FOLHA DE SP - 05/09
Fatma Nabil, âncora da TV estatal egípcia, apareceu vestindo um véu no noticiário do meio-dia do último domingo. Durante 30 anos, sob o regime laico de Hosni Mubarak, o hijab era peça proibida para apresentadoras.
Para os religiosos, ao levantar a proscrição, o presidente Mohamed Mursi promove a liberdade, dando a cada mulher o direito de decidir se vai vestir-se com modéstia, como determina o Alcorão. Já para os secularistas, a novidade é só um primeiro passo no plano de assalto ao poder acalentado por Mursi e seus companheiros da Irmandade Muçulmana.
Não sou uma pessoa particularmente religiosa. Na verdade, vejo com desconfiança todos os que proclamam agir sob inspiração de um suposto criador, mas não entendo a marcação cerrada do Ocidente, em especial de alguns movimentos feministas, contra os véus.
Não me entendam mal, defendo com ardor a retirada de símbolos religiosos que o Estado coloque em espaços públicos, como é o caso dos crucifixos em nossos tribunais e até dos "hujub" na TV estatal.

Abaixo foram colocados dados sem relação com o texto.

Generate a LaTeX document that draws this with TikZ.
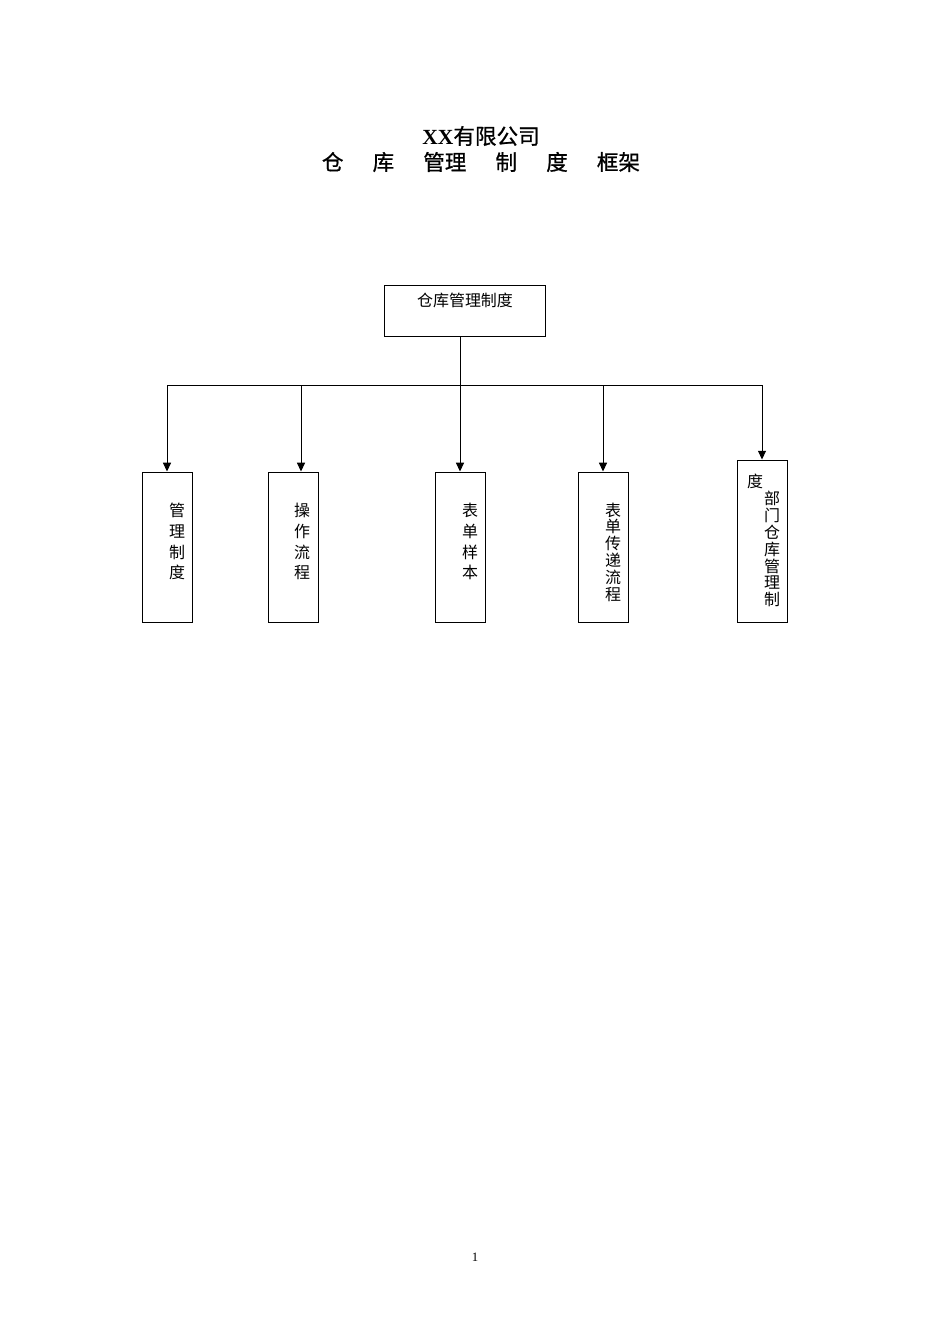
\documentclass[tikz,border=0pt]{standalone}
\usepackage{fontspec}
\setmainfont{Liberation Serif}
\newfontfamily\cjk{Noto Sans CJK SC}
\newfontfamily\cjkbold[FakeBold=0.8]{Noto Sans CJK SC}
\usetikzlibrary{arrows.meta}
\tikzset{
  box/.style={draw,line width=0.6pt,minimum width=31.3pt,minimum height=93.9pt,inner sep=0pt},
  vtext/.style={font=\cjk\fontsize{10}{13.1}\selectfont,align=center,inner sep=0pt},
  link/.style={line width=0.6pt,-{Triangle[length=5.5pt,width=5pt]}}
}
\begin{document}
\begin{tikzpicture}[x=0.626pt,y=-0.626pt]
        \useasboundingbox (0,0) rectangle (950,1344);
        % title
        \node (title) at (481,136) {\fontsize{13.5}{16}\selectfont\textbf{XX}\cjkbold 有限公司};
        \node (subtitle) at (481,162) {\cjkbold\fontsize{13.5}{16}\selectfont 仓\hspace{1.35em}库\hspace{1.35em}管理\hspace{1.35em}制\hspace{1.35em}度\hspace{1.35em}框架};
        % top box
        \node[draw,line width=0.6pt,minimum width=100.2pt,minimum height=31.9pt,inner sep=0pt] (top) at (465,310.5) {};
        \node[font=\cjk\fontsize{10}{12}\selectfont] (toptext) at (465,300) {仓库管理制度};
        % bus
        \coordinate (bus) at (460,385);
        \coordinate (b1) at (167,385);
        \coordinate (b2) at (301,385);
        \coordinate (b4) at (603,385);
        \coordinate (b5) at (762,385);
        \draw[line width=0.6pt] (top.south -| bus) -- (bus);
        \draw[line width=0.6pt] (b1) -- (b5);
        % boxes
        \node[box] (zd) at (167,547) {};
        \node[box] (lc) at (293,547) {};
        \node[box] (yb) at (460,547) {};
        \node[box] (cd) at (603,547) {};
        \node[box,minimum height=101.4pt] (bm) at (762,541) {};
        \draw[link] (b1) -- (zd.north);
        \draw[link] (b2) -- (b2 |- lc.north);
        \draw[link] (bus) -- (yb.north);
        \draw[link] (b4) -- (cd.north);
        \draw[link] (b5) -- (bm.north);
        % texts
        \node[vtext] (t1) at (177,541.5) {管\\理\\制\\度};
        \node[vtext] (t2) at (302,541.5) {操\\作\\流\\程};
        \node[vtext] (t3) at (470,541.5) {表\\单\\样\\本};
        \node[vtext,font=\cjk\fontsize{10}{10.5}\selectfont] (t4) at (613,552) {表\\单\\传\\递\\流\\程};
        \node[vtext] (t5a) at (755,481) {度};
        \node[vtext,font=\cjk\fontsize{10}{10.6}\selectfont] (t5) at (772,549) {部\\门\\仓\\库\\管\\理\\制};
        % page number
        \node[font=\fontsize{8}{10}\selectfont] (page) at (475,1257) {1};
\end{tikzpicture}
\end{document}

Mas eu paro no poder público. Não creio que seja legítimo forçar um cidadão a abrir mão de utilizar adereços religiosos. Trata-se, afinal, da mais elementar das liberdades civis, que é a de possuir uma individualidade e exprimi-la pacificamente.
Pode-se argumentar que, em certos casos, a mulher se enfia num manto por imposições machistas de pais, irmãos e da sociedade. Mas, a menos que eliminemos até as versões mais fracas do livre-arbítrio, precisamos acreditar que mulheres de nível universitário que não apanham em casa e dizem querer usar o véu estão exprimindo sua vontade.
No fundo, o que está em jogo aqui é se agendas coletivas, personificadas no Estado, têm prevalência sobre o indivíduo ou vice-versa. De minha parte, penso que o Estado contemporâneo deve servir ao indivíduo, e não o contrário, como sempre foi a regra.